Tom Brokaw coined the term "The Greatest Generation" for the people who grew up during the Great Depression, fought with the Allies in WWII and then made America the world's beacon of hope. Unfortunately, this generation is on its last legs, with very few veterans remaining.
I don't think it is a coincidence that this same generation invented modern cruising, and especially defined today's luxury cruising standards. Why? Because they grew up with the knowledge of the finer things in life, but most of those things were out of their reach before they grew up. They acquired the good life; it was not handed to them.
Just like that "Greatest Generation" of people, it can also be said that the creation of the world's greatest generation of cruise ships is coming to end. Between 2005 and 2007, before the 2008 economic meltdown, a number of cruise lines announced new builds with brand new stem to stern designs - many of them with innovation beyond our wildest imagination.
All of these new designs were scheduled for delivery in 2009 or later, beginning with Solstice on October 24, 2008. But little did any of us know that these ships would arrive after the world had become a vastly different place from what we expected when they were ordered.
September 17, 2008, was the exact date the current economic meltdown started. Importantly, for the first time in decades and just as they were accepting delivery of some of the most amazing creuise ships ever, 2009 became the first year in cruise industry history when no cruise line ordered a new cruise ship with a new design.
But like the human "Greatest Generation" the cruise industry dreamers persevered with commitments to build the ships already ordered - even though financing anything had become nearly impossible. The undisputed winner in the innovation and the cost categories, Royal Caribbean's Oasis of the Seas, did not have a single penny of financing in place even as late as six months before the ship was scheduled to begin service - at a final cost of almost $1.4 billion dollars.
But Royal Caribbean persevered in building Oasis and followed up with sister ship Allure, as did Norwegian Cruise Lines with Norwegian Epic, Celebrity with Solstice, Seabourn with Odyssey, Holland America with Eurodam, MSC with Splendida, Carnival with Carnival Dream and Silversea with Silver Spirit.

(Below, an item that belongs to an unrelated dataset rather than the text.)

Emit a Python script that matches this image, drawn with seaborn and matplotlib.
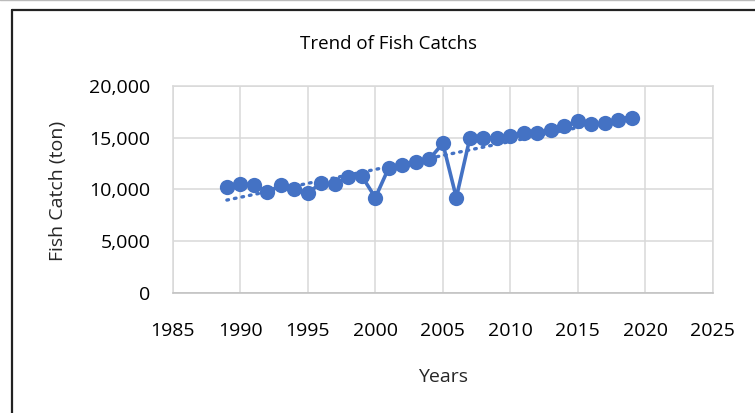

All of these ships are now in service with Disney Dream arriving just last week, and now it is time to welcome the last of the "Greatest Generation" of new builds in the cruise industry - Oceania Marina.
Now, to be clear, most of these ships have sister ships - some still under construction and scheduled to sail into service in the near future; Disney Fantasy, Celebrity Silhouette and Reflection, Carnival Magic, Seabourn Quest and a sister ship to Oceania's Marina called Riviera.
But Marina will be the last debut of what was a beautiful slate of brand new ship designs conceived before the 2008 economic meltdown.
Oceania announced Marina way back in March of 2006. Almost five years later the ship is now completed and currently sailing the Atlantic Ocean from its shipyard in Genoa, Italy. Its first preview cruise is scheduled to sail from Miami starting February 5th and it will be christened by Mary Hart on February 8.
Like the ships mentioned above, it appears to me that Marina will be a vastly impressive ship; with the largest staterooms at sea (on average), 10 dining venues largely coordinated by culinary icon Jacques Pepin, a spa by Canyon Ranch and stateroom amenities by Ralph Lauren. The suites will offer butler service, 42-inch flat panel televisions and in-suite laptops with wireless Internet access.
After 2009, a very bad year for shipyards with no new ships ordered, in late 2010 Norwegian Cruise Lines and then Princess Cruise Line finally ordered new ships to be delivered starting in 2013. But these new ships will not be like the "Greatest Generation" of cruise ships we just received.
They will expand the number of staterooms onboard but not grow in size proportionately. The next generation of cruise ships is consolidating - packing in more people but not giving them more space per person - the very opposite of say, Oasis of the Seas or Celebrity Solstice, both of which grew in size but also offered more space per person. Royal Caribbean has said on record that it won't be building any more ships like Oasis.
What an amazing transition the last two and a half years have brought. And while we all celebrate the arrival of Marina we will also be closing one of the most fascinating chapters in the history of the cruise industry - the "Greatest Generation" of new builds ever.